Kenya: Sword of repression still hangs over us

It’s March again when the nightly angel of tyranny draws her long knives to slay voices speaking against oppression and corruption and to silence those willing to stand firm for our freedoms.

The Russians have just buried Kremlin critic Boris Nemtsov, who dared raise his voice against Putin.

Last month, we remembered Malcolm X, Pio Gama Pinto and Robert Ouko. 

On March 2, 1975, our collective naivety as a young republic was crushed when Josiah Mwangi Kariuki (JM) was assassinated.

That particular slaying of a young, egalitarian politician slowly guided us into an era of political and economic suppression that only those with an intrepid spirit of resistance survived.
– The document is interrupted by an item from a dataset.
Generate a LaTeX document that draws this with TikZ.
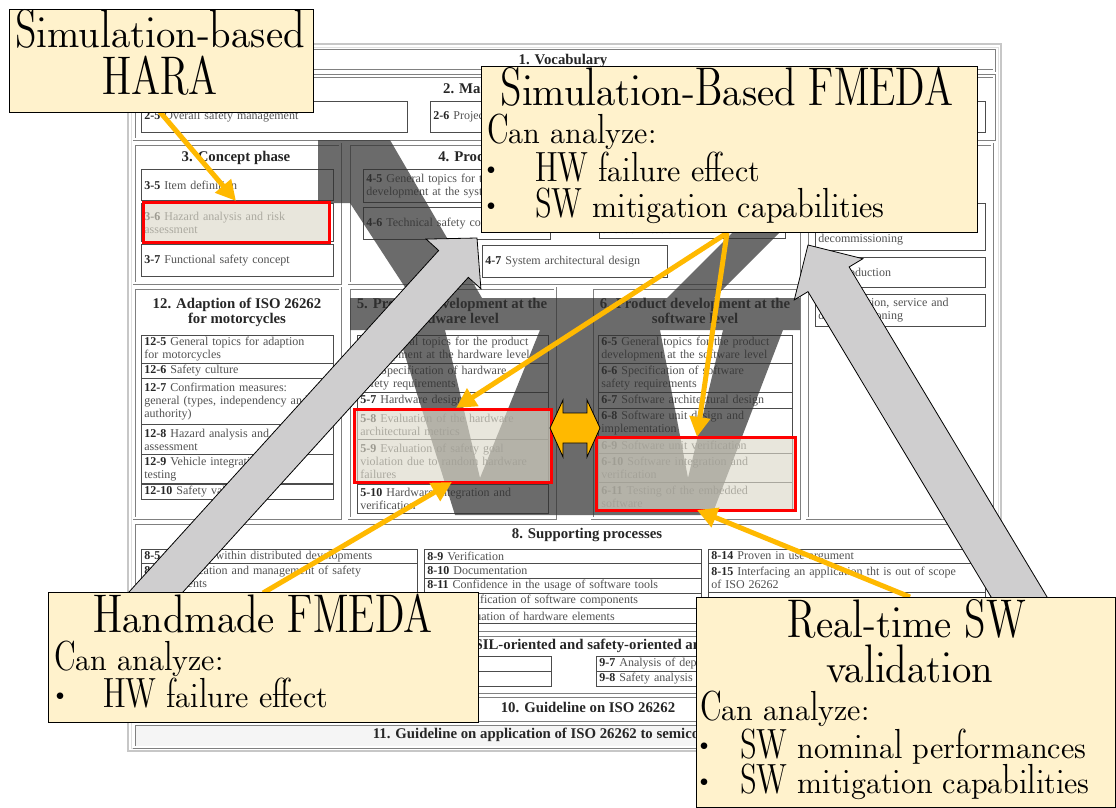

A reader, while eulogizing Kariuki, recalled the shrill song, Woi, woi, JM, and again remembered how despotism glided in circles like a hawk over our national skies during those days.

Marcus Brutus led the “Ides of March” on this very month to slay Julius Caesar in what Shakespeare reminds us, “Though a noble deed by a noble Roman against a tyrant, proved futile to bring political change by violence, and Rome was destroyed.”

We are always reminded that those who do not learn from History are doomed to repeat it.

So what is it as a country that we have learned from these events? If you asked me, nothing.

 Whenever reports are churned out showing the latest corruption rankings, we are always at the bottom of the indices.

And it is not even a matter of understanding NGO jargon to know how corrupt we are; look around you and you will see corruption in the police, hospitals, higher institutions of learning, parliamentary commissions, parastatals... everywhere.

Our number one enemy, terrorism, is powered by the corruption within our borders.

And yet, as a country, we ridicule the few heroes who stand to fight for accountability, and envy the villains with ill-gotten wealth who, like the biblical Pharisees, flaunt it shamelessly and sneer at us as we beg at their feet, and sing poetry in their courts of plunder.

The little man that has mockingly been branded Safara sees nothing wrong with the plunder at the top.

He lionises those who have been able to get there, wishing that he could also reach the berries and avail himself of some.

 

Whatever meat was left on the bones of our moral body, was gnawed away by our panda mbegu religious leaders – those that Marx warned us of more than a century ago – and they, too, have joined politicians at the high table, feasting on whatever spoils that are left of Kenya.

Gone are the wonderful days when university students and their dons led the struggle for pluralism.

The days when intellectual debates fiercely radiated from lecture halls, with everyone craving to contribute to a better society.

We now watch thugs in expensive suits, speaking broken English, while masquerading as the dominant voices of our intelligentsia.

Future leaders whose destiny is to lead us from woe to death.

March is also the month we deservedly celebrate women who have played a great role in our general wellbeing.

But a friend wondered about the negations we are seeing by a youthful cadre of lasses, the so-called socialites and exhibitionists, who have no qualms reducing the gains made by latter-day feminists in empowering women.  For years, women struggled to take their rightful place as equals to men and deserving to take part in national building without discrimination.

But this endeavour has been quickly negated by those willing to use their bodies as sex tools for everyone to ogle at and disrespect.

I believe the heroes I mentioned at the beginning are not the only ones that history will record.

There are others out there, no matter how few, who are seeing the dangers lurking in the shadows and are willing to sacrifice for a better country no matter the pain.

For if we lack such foresighted individuals with the integrity to stand for that which is right, then I am afraid our nation will crash pretty hard, like a workman’s tongue crushing a ball of ugali against the upper roof of his mouth!